◆ Challenge ◆
Transcribe the listing in full, excluding any pictures.

◆ Material provided ◆

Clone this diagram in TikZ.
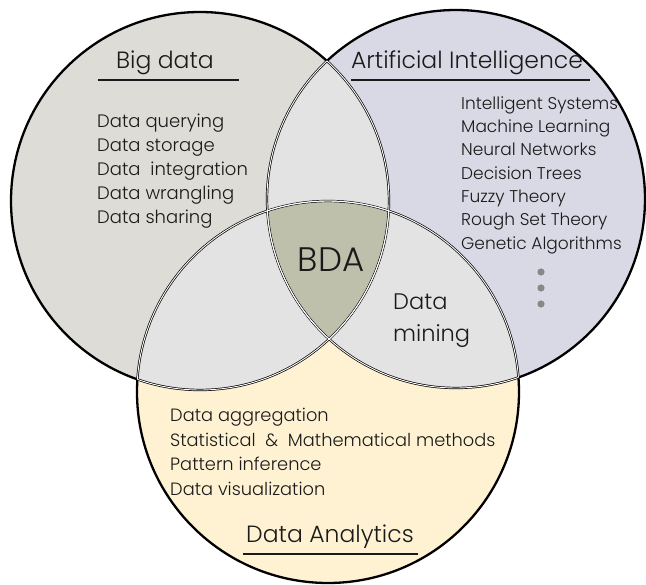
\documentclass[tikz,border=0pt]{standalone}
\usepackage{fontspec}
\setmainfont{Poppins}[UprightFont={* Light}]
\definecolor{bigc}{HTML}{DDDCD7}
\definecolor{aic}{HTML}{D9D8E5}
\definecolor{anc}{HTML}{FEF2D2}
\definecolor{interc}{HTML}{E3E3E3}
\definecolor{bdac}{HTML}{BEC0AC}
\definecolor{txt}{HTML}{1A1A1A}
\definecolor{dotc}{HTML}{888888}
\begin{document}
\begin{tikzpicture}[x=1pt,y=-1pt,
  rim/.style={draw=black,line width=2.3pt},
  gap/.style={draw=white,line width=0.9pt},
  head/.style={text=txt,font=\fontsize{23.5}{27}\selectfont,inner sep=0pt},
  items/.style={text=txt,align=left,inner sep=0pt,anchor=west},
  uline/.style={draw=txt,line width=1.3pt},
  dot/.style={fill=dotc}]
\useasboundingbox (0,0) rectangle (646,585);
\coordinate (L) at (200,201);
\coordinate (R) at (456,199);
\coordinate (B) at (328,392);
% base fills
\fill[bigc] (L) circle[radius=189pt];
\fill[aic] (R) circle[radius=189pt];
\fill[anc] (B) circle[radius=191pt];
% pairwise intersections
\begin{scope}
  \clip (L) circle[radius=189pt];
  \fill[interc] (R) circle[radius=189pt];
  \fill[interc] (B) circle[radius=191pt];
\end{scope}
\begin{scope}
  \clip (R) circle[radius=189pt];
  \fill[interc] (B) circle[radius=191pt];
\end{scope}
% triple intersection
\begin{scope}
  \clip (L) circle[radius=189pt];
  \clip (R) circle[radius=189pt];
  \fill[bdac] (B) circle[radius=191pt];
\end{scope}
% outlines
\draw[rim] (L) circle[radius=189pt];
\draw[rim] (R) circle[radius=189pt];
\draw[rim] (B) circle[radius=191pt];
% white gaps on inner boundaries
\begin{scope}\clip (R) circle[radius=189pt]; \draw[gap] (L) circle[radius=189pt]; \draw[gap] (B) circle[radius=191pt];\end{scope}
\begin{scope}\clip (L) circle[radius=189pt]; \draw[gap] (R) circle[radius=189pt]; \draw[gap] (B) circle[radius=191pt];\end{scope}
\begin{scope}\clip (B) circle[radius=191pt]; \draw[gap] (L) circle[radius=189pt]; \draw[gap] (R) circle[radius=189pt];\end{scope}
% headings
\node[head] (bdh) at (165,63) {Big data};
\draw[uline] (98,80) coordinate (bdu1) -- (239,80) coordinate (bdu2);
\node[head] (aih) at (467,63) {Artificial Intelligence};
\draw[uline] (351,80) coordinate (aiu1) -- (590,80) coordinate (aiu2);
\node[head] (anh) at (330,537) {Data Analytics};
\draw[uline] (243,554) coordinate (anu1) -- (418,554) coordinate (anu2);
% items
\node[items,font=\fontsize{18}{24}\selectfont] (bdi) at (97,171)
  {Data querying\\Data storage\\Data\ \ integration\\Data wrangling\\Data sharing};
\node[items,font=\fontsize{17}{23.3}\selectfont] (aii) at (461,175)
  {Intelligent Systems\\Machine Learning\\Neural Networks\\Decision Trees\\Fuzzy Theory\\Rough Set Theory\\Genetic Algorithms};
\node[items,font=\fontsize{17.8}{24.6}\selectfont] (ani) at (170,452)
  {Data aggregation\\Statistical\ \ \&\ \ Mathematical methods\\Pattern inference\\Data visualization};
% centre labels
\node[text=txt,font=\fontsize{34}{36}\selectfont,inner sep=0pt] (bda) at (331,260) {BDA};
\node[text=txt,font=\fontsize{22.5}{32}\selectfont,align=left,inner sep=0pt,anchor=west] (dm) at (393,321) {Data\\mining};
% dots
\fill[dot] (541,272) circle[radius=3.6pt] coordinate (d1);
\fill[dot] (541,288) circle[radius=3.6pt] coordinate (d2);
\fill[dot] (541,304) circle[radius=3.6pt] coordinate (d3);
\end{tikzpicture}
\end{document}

◆ Exercise output ◆
Clone this diagram in TikZ.
\documentclass[tikz,border=0pt]{standalone}
\usepackage{fontspec}
\setmainfont{Poppins}[UprightFont={* Light}]
\definecolor{bigc}{HTML}{DDDCD7}
\definecolor{aic}{HTML}{D9D8E5}
\definecolor{anc}{HTML}{FEF2D2}
\definecolor{interc}{HTML}{E3E3E3}
\definecolor{bdac}{HTML}{BEC0AC}
\definecolor{txt}{HTML}{1A1A1A}
\definecolor{dotc}{HTML}{888888}
\begin{document}
\begin{tikzpicture}[x=1pt,y=-1pt,
  rim/.style={draw=black,line width=2.3pt},
  gap/.style={draw=white,line width=0.9pt},
  head/.style={text=txt,font=\fontsize{23.5}{27}\selectfont,inner sep=0pt},
  items/.style={text=txt,align=left,inner sep=0pt,anchor=west},
  uline/.style={draw=txt,line width=1.3pt},
  dot/.style={fill=dotc}]
\useasboundingbox (0,0) rectangle (646,585);
\coordinate (L) at (200,201);
\coordinate (R) at (456,199);
\coordinate (B) at (328,392);
% base fills
\fill[bigc] (L) circle[radius=189pt];
\fill[aic] (R) circle[radius=189pt];
\fill[anc] (B) circle[radius=191pt];
% pairwise intersections
\begin{scope}
  \clip (L) circle[radius=189pt];
  \fill[interc] (R) circle[radius=189pt];
  \fill[interc] (B) circle[radius=191pt];
\end{scope}
\begin{scope}
  \clip (R) circle[radius=189pt];
  \fill[interc] (B) circle[radius=191pt];
\end{scope}
% triple intersection
\begin{scope}
  \clip (L) circle[radius=189pt];
  \clip (R) circle[radius=189pt];
  \fill[bdac] (B) circle[radius=191pt];
\end{scope}
% outlines
\draw[rim] (L) circle[radius=189pt];
\draw[rim] (R) circle[radius=189pt];
\draw[rim] (B) circle[radius=191pt];
% white gaps on inner boundaries
\begin{scope}\clip (R) circle[radius=189pt]; \draw[gap] (L) circle[radius=189pt]; \draw[gap] (B) circle[radius=191pt];\end{scope}
\begin{scope}\clip (L) circle[radius=189pt]; \draw[gap] (R) circle[radius=189pt]; \draw[gap] (B) circle[radius=191pt];\end{scope}
\begin{scope}\clip (B) circle[radius=191pt]; \draw[gap] (L) circle[radius=189pt]; \draw[gap] (R) circle[radius=189pt];\end{scope}
% headings
\node[head] (bdh) at (165,63) {Big data};
\draw[uline] (98,80) coordinate (bdu1) -- (239,80) coordinate (bdu2);
\node[head] (aih) at (467,63) {Artificial Intelligence};
\draw[uline] (351,80) coordinate (aiu1) -- (590,80) coordinate (aiu2);
\node[head] (anh) at (330,537) {Data Analytics};
\draw[uline] (243,554) coordinate (anu1) -- (418,554) coordinate (anu2);
% items
\node[items,font=\fontsize{18}{24}\selectfont] (bdi) at (97,171)
  {Data querying\\Data storage\\Data\ \ integration\\Data wrangling\\Data sharing};
\node[items,font=\fontsize{17}{23.3}\selectfont] (aii) at (461,175)
  {Intelligent Systems\\Machine Learning\\Neural Networks\\Decision Trees\\Fuzzy Theory\\Rough Set Theory\\Genetic Algorithms};
\node[items,font=\fontsize{17.8}{24.6}\selectfont] (ani) at (170,452)
  {Data aggregation\\Statistical\ \ \&\ \ Mathematical methods\\Pattern inference\\Data visualization};
% centre labels
\node[text=txt,font=\fontsize{34}{36}\selectfont,inner sep=0pt] (bda) at (331,260) {BDA};
\node[text=txt,font=\fontsize{22.5}{32}\selectfont,align=left,inner sep=0pt,anchor=west] (dm) at (393,321) {Data\\mining};
% dots
\fill[dot] (541,272) circle[radius=3.6pt] coordinate (d1);
\fill[dot] (541,288) circle[radius=3.6pt] coordinate (d2);
\fill[dot] (541,304) circle[radius=3.6pt] coordinate (d3);
\end{tikzpicture}
\end{document}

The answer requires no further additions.